=== Work required ===
Return exactly, and only, the lines from the one holding "Write the TikZ code for this diagram." through the one holding "(Lh1) at (48,316);", both included; the pictures stay out.

=== Recorded data ===
..........

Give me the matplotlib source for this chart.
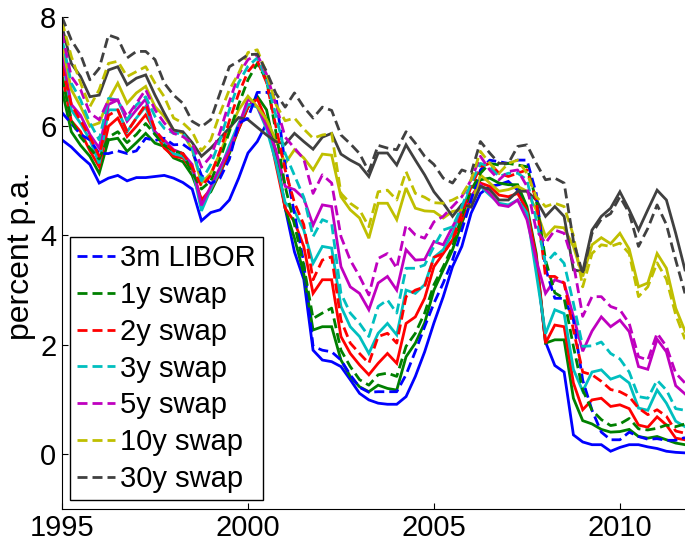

..........

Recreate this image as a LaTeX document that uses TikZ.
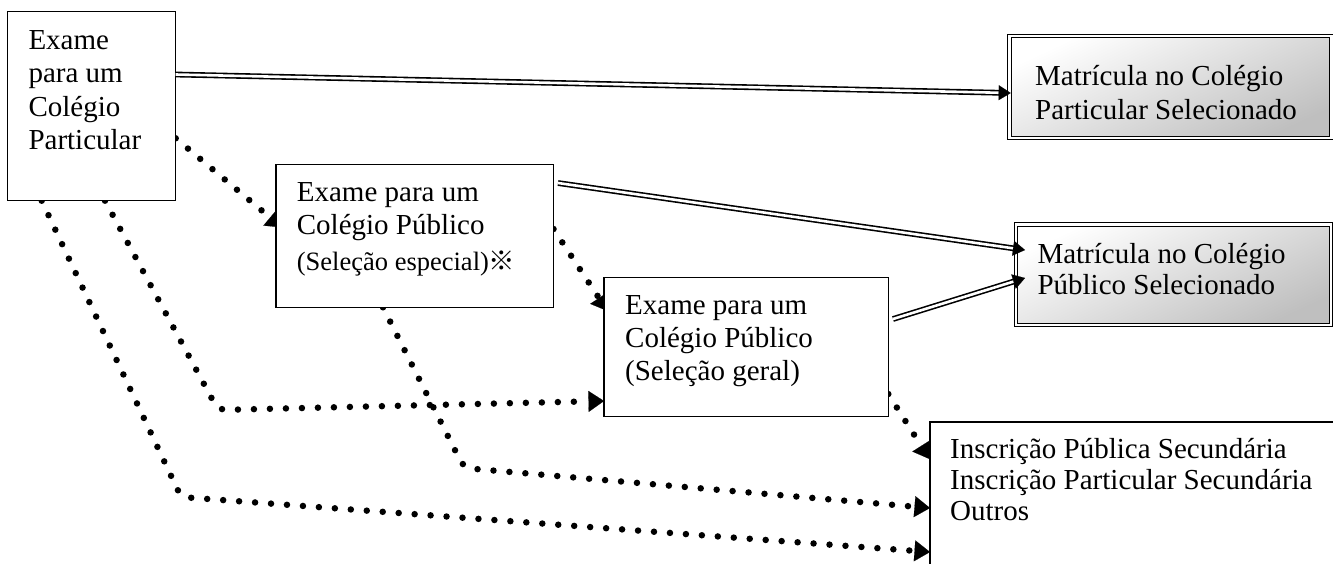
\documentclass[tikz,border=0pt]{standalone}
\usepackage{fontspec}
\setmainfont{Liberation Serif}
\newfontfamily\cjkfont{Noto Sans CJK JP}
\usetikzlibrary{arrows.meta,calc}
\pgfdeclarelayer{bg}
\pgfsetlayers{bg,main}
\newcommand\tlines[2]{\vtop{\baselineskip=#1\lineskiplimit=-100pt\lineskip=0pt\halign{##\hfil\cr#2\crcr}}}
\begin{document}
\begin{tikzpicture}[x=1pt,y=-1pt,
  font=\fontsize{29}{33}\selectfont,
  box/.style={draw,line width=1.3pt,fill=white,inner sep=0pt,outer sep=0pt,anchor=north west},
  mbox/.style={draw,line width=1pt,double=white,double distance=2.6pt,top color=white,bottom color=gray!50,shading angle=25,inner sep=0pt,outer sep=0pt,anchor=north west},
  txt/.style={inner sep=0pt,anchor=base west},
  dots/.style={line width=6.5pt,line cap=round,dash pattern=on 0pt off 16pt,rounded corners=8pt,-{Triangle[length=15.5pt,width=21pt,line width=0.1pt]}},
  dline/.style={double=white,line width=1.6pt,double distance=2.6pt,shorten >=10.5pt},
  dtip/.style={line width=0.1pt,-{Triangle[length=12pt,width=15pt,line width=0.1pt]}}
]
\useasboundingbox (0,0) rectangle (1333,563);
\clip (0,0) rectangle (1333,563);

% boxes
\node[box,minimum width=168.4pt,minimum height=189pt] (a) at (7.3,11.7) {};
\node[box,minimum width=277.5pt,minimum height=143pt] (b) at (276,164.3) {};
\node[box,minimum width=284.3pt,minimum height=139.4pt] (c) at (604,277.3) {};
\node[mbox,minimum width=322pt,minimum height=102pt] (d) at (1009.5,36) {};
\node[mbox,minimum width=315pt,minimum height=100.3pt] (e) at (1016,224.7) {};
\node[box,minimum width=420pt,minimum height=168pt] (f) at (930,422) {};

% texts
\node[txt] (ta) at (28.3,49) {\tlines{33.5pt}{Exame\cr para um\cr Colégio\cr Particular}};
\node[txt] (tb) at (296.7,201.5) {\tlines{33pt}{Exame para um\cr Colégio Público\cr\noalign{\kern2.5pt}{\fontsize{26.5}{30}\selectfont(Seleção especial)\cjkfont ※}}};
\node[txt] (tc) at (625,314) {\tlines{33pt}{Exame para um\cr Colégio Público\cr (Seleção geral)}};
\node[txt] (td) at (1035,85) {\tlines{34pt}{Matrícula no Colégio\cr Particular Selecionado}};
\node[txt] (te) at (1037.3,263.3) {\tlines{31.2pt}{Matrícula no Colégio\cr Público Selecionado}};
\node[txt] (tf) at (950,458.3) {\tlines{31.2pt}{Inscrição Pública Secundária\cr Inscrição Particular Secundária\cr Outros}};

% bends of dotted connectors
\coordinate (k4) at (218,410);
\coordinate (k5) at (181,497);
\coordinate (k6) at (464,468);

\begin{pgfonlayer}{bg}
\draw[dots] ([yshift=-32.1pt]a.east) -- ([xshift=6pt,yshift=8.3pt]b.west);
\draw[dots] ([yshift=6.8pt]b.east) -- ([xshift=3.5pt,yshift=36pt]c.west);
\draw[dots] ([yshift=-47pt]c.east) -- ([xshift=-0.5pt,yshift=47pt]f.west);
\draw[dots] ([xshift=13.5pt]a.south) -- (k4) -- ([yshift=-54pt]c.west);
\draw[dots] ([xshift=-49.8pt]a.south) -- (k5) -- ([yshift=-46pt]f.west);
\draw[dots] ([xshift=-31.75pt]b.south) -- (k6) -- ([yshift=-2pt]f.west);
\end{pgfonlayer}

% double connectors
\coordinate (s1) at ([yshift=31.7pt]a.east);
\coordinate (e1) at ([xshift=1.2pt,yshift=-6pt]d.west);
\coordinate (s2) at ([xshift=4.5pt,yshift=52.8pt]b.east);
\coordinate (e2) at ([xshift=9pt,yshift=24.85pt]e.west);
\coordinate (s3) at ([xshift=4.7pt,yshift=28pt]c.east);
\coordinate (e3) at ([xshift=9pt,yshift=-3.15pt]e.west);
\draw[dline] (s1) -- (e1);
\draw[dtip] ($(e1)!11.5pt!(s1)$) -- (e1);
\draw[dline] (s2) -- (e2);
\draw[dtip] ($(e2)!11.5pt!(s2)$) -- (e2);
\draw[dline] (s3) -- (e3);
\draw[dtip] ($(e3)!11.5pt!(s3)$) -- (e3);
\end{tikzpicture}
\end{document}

..........

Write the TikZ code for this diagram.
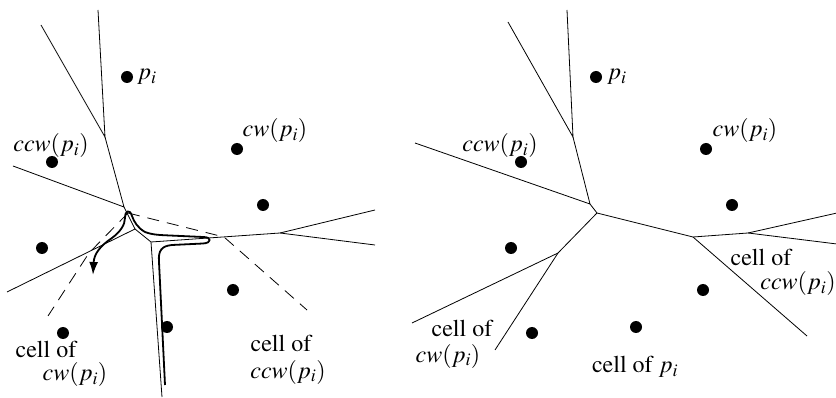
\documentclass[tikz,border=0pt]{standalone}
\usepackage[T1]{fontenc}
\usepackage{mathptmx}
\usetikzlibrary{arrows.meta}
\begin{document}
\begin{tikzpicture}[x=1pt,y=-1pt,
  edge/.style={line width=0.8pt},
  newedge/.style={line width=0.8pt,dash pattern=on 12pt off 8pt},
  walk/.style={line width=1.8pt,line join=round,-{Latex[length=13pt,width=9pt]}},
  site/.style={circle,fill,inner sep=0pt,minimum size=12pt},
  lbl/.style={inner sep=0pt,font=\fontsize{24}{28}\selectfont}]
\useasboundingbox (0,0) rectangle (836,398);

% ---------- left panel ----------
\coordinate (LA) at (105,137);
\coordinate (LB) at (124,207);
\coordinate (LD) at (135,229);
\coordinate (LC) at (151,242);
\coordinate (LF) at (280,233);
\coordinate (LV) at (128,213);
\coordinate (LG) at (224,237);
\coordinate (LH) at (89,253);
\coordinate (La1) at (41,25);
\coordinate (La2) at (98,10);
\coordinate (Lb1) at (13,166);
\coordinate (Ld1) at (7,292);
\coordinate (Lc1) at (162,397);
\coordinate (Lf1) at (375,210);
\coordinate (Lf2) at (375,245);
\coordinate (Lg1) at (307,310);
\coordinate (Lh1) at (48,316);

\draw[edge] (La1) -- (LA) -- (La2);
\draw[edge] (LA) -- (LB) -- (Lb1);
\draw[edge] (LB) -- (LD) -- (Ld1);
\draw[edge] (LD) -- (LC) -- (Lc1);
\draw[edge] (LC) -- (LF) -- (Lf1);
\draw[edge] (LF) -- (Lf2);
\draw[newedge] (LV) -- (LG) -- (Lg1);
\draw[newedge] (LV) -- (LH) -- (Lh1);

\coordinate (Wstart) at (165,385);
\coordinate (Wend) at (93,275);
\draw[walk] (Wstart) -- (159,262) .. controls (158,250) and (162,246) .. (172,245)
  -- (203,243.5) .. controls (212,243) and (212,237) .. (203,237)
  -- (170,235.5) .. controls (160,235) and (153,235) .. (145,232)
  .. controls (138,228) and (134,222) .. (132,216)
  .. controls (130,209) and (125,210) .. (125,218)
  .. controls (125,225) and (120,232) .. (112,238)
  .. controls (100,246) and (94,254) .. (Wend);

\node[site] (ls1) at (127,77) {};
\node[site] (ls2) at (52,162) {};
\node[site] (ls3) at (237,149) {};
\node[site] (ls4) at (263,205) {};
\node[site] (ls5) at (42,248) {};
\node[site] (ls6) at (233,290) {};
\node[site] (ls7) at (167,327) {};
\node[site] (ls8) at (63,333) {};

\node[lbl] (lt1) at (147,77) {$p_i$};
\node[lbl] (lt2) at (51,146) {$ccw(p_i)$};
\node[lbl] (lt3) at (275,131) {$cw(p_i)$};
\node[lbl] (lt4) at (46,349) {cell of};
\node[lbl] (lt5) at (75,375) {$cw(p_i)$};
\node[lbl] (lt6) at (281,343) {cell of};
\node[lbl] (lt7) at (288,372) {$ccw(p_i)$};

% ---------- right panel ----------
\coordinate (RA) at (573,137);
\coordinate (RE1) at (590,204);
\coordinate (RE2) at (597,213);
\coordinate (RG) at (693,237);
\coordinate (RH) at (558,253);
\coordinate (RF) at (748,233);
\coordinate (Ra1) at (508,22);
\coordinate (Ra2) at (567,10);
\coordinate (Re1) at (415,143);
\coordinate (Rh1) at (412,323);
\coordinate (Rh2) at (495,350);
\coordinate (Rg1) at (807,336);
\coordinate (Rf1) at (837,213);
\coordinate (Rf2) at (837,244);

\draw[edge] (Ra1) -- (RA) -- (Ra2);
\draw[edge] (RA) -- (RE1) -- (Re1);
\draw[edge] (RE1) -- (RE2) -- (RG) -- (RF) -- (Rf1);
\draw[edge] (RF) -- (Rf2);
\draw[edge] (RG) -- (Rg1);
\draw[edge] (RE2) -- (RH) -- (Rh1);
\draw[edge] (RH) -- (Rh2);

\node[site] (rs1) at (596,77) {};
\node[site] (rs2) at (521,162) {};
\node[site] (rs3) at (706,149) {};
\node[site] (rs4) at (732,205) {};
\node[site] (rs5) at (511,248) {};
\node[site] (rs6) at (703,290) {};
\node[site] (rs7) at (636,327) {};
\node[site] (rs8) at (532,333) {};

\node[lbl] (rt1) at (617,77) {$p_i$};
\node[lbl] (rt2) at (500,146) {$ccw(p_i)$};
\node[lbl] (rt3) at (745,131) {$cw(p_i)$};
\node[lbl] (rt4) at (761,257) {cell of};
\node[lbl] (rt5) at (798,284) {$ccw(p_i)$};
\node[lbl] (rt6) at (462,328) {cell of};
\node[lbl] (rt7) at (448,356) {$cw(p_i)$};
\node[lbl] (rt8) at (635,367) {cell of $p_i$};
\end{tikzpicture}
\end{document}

..........

=== The reply ===
Write the TikZ code for this diagram.
\documentclass[tikz,border=0pt]{standalone}
\usepackage[T1]{fontenc}
\usepackage{mathptmx}
\usetikzlibrary{arrows.meta}
\begin{document}
\begin{tikzpicture}[x=1pt,y=-1pt,
  edge/.style={line width=0.8pt},
  newedge/.style={line width=0.8pt,dash pattern=on 12pt off 8pt},
  walk/.style={line width=1.8pt,line join=round,-{Latex[length=13pt,width=9pt]}},
  site/.style={circle,fill,inner sep=0pt,minimum size=12pt},
  lbl/.style={inner sep=0pt,font=\fontsize{24}{28}\selectfont}]
\useasboundingbox (0,0) rectangle (836,398);

% ---------- left panel ----------
\coordinate (LA) at (105,137);
\coordinate (LB) at (124,207);
\coordinate (LD) at (135,229);
\coordinate (LC) at (151,242);
\coordinate (LF) at (280,233);
\coordinate (LV) at (128,213);
\coordinate (LG) at (224,237);
\coordinate (LH) at (89,253);
\coordinate (La1) at (41,25);
\coordinate (La2) at (98,10);
\coordinate (Lb1) at (13,166);
\coordinate (Ld1) at (7,292);
\coordinate (Lc1) at (162,397);
\coordinate (Lf1) at (375,210);
\coordinate (Lf2) at (375,245);
\coordinate (Lg1) at (307,310);
\coordinate (Lh1) at (48,316);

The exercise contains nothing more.